>> start Dataset

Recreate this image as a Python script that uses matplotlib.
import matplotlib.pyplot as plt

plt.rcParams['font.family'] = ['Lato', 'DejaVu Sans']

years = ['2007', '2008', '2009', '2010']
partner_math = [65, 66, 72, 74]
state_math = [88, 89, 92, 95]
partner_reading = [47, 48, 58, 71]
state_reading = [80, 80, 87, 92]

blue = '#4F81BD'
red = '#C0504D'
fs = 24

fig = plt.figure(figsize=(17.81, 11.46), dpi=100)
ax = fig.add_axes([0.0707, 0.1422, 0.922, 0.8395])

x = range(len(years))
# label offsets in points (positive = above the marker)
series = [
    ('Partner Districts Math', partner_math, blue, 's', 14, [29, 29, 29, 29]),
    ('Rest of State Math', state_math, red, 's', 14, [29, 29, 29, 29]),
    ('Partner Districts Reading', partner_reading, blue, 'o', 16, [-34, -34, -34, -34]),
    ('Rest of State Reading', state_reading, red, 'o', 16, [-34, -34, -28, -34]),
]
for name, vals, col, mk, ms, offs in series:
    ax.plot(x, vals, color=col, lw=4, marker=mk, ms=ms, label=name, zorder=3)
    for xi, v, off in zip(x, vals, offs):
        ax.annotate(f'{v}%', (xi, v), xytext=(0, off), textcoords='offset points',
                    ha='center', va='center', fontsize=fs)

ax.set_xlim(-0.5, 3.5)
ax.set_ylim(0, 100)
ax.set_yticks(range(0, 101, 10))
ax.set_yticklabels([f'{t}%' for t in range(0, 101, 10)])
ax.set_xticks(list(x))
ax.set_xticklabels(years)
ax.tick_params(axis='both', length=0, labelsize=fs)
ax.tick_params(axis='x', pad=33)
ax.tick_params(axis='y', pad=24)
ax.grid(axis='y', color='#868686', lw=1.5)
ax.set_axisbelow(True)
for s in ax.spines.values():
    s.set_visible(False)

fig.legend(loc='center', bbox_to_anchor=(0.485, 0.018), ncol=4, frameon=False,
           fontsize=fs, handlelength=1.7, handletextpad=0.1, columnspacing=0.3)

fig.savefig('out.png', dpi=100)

>> end Dataset
>> start Dataset

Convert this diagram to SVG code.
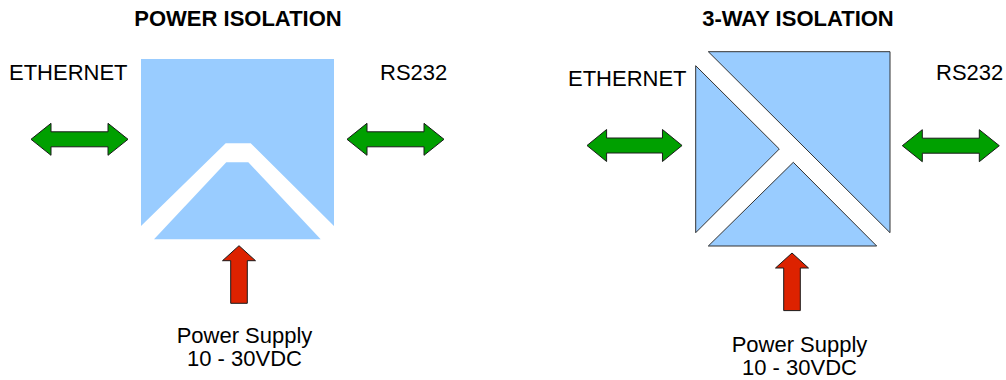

>> end Dataset
>> start Dataset

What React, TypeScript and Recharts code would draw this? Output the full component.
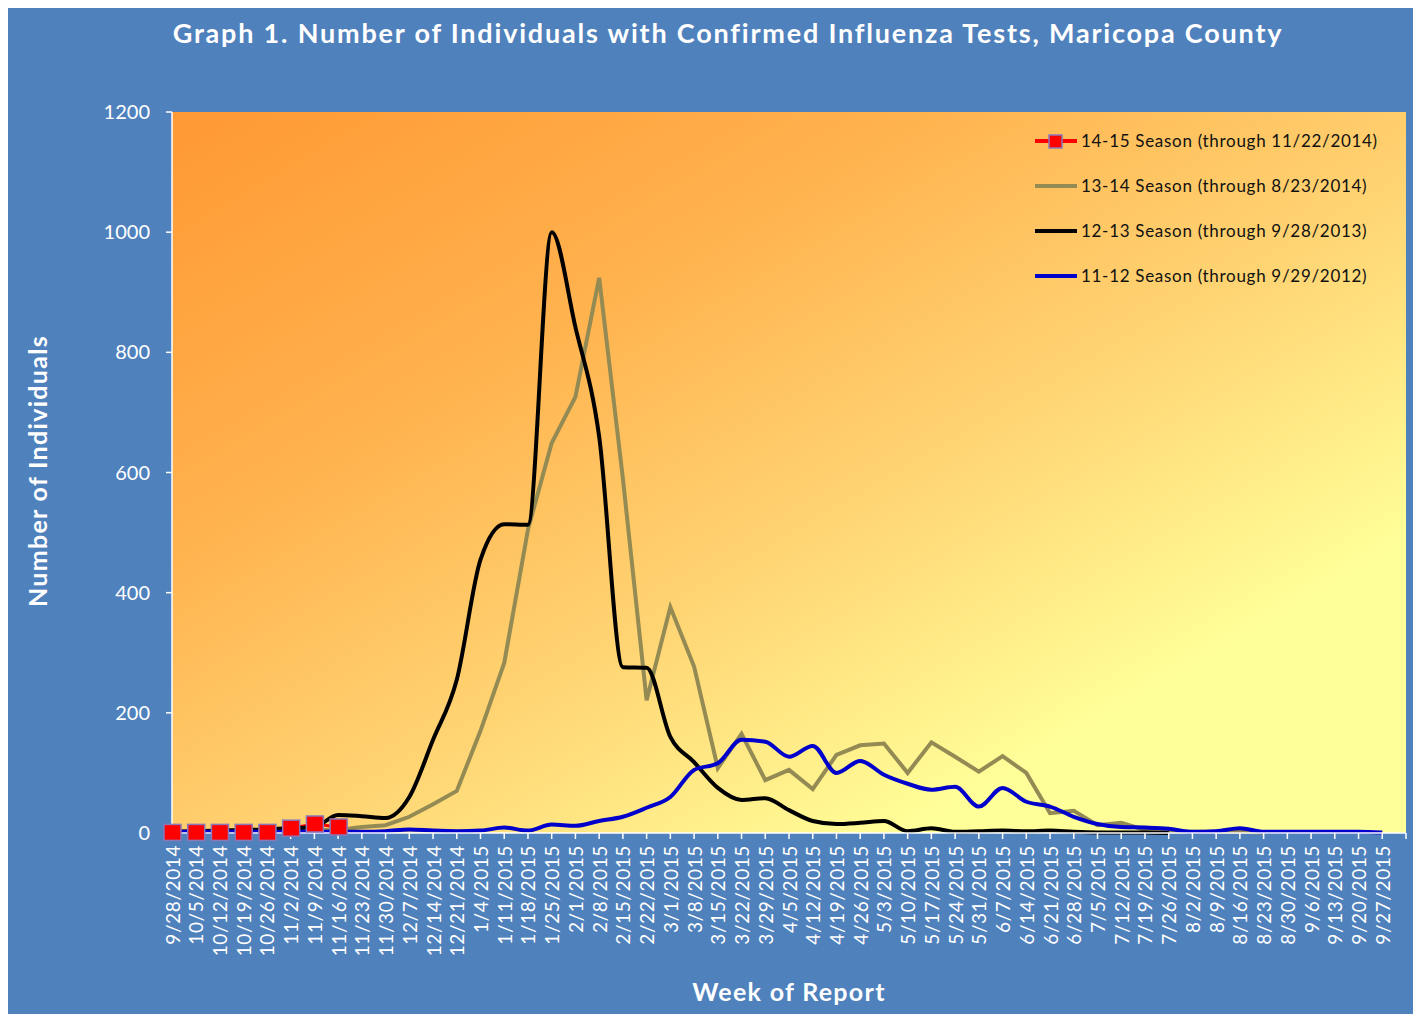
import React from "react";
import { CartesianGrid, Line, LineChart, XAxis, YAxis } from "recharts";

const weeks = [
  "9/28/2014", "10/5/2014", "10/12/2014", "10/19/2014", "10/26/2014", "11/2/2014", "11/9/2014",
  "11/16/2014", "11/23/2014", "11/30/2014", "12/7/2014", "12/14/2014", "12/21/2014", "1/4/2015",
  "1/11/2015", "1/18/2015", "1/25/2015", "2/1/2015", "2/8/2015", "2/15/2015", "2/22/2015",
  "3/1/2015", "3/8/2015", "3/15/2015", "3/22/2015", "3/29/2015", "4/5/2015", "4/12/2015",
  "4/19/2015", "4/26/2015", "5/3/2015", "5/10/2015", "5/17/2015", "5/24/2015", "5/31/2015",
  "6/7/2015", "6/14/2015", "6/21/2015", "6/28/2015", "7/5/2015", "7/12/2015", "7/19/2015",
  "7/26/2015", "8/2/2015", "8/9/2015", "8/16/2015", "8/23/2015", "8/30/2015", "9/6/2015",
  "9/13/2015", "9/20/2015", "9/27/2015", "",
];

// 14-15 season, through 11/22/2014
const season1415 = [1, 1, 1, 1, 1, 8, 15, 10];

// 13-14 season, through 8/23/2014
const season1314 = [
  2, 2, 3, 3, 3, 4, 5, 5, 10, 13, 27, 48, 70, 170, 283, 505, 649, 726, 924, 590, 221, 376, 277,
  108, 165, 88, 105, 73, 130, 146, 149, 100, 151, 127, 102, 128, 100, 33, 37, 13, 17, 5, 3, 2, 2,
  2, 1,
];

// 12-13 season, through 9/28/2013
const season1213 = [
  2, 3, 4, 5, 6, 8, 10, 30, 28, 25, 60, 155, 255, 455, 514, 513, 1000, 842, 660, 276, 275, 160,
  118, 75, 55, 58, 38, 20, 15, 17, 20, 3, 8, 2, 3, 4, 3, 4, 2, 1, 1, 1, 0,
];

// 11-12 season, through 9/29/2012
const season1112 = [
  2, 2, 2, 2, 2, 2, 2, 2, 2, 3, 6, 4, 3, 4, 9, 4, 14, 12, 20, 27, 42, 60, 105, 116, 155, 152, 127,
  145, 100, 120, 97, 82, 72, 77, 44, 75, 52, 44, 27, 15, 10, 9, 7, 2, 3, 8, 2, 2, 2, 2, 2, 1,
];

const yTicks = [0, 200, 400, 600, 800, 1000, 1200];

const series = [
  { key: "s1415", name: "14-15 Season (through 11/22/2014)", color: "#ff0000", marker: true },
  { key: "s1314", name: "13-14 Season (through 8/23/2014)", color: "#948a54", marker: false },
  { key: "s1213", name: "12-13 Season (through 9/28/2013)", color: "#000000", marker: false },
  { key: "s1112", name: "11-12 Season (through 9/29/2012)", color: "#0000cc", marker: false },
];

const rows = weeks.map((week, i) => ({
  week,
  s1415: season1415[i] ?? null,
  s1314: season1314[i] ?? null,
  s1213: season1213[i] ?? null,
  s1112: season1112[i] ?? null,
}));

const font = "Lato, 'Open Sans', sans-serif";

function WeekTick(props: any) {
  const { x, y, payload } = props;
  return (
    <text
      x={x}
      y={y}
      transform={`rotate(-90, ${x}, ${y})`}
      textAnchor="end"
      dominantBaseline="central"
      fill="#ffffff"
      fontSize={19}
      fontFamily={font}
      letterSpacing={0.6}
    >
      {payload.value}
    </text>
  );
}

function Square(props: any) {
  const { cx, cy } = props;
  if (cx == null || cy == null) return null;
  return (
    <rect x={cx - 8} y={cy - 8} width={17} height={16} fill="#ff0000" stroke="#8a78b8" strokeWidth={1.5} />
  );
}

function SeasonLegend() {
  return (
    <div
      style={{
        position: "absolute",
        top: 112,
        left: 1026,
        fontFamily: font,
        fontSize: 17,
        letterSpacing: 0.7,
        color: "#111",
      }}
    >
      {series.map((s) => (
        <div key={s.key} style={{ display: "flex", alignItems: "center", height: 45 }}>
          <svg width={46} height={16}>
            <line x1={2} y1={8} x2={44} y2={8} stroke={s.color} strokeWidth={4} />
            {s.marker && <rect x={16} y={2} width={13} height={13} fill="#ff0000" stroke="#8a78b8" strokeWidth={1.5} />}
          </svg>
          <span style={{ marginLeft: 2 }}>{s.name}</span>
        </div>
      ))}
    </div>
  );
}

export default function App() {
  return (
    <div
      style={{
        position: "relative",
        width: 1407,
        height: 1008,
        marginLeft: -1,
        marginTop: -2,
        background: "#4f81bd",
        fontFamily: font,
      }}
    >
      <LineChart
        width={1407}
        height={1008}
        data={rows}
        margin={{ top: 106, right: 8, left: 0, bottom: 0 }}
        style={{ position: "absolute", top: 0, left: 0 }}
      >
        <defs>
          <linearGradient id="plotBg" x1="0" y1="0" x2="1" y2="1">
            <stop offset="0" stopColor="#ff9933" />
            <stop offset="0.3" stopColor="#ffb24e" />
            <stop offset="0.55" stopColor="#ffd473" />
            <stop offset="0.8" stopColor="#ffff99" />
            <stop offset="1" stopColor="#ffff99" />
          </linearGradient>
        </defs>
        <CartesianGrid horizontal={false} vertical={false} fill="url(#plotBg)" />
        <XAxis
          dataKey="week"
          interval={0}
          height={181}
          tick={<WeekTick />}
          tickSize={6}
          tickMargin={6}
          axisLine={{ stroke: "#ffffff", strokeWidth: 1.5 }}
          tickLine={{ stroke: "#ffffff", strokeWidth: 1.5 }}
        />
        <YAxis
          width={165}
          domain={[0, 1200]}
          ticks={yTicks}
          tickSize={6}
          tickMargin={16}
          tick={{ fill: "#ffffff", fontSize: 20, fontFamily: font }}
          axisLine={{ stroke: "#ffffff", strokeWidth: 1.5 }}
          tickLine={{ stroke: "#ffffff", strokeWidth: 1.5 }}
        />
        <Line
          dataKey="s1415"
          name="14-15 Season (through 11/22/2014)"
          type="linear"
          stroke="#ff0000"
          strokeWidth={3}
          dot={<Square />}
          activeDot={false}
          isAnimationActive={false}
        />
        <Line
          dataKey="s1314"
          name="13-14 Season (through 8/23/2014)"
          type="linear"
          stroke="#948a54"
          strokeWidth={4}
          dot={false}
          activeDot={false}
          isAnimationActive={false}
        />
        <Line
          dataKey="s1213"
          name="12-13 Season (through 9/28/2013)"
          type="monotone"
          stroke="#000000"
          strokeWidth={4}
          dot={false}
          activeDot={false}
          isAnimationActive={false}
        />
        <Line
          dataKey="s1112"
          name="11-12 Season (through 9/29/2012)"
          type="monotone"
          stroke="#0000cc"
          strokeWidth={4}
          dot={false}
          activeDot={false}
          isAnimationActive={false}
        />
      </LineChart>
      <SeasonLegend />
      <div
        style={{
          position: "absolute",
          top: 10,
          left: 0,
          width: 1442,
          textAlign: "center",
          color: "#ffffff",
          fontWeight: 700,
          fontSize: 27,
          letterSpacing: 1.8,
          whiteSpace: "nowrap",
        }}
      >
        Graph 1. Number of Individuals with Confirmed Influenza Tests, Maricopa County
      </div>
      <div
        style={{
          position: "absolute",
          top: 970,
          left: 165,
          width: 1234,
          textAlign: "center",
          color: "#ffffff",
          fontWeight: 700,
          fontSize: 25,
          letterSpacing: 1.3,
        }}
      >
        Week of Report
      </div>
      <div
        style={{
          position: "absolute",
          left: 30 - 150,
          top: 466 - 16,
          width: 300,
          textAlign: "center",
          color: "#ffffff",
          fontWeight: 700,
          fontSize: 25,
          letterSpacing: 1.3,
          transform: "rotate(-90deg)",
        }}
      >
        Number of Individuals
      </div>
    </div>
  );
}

>> end Dataset

**Task goal**
From the records above, transcribe without alteration every line from the one with "Recreate this image" to the one with "ax = fig.add_axes([0.0707, 0.1422, 0.922, 0.8395])", inclusive.

**Answer to this task**
Recreate this image as a Python script that uses matplotlib.
import matplotlib.pyplot as plt

plt.rcParams['font.family'] = ['Lato', 'DejaVu Sans']

years = ['2007', '2008', '2009', '2010']
partner_math = [65, 66, 72, 74]
state_math = [88, 89, 92, 95]
partner_reading = [47, 48, 58, 71]
state_reading = [80, 80, 87, 92]

blue = '#4F81BD'
red = '#C0504D'
fs = 24

fig = plt.figure(figsize=(17.81, 11.46), dpi=100)
ax = fig.add_axes([0.0707, 0.1422, 0.922, 0.8395])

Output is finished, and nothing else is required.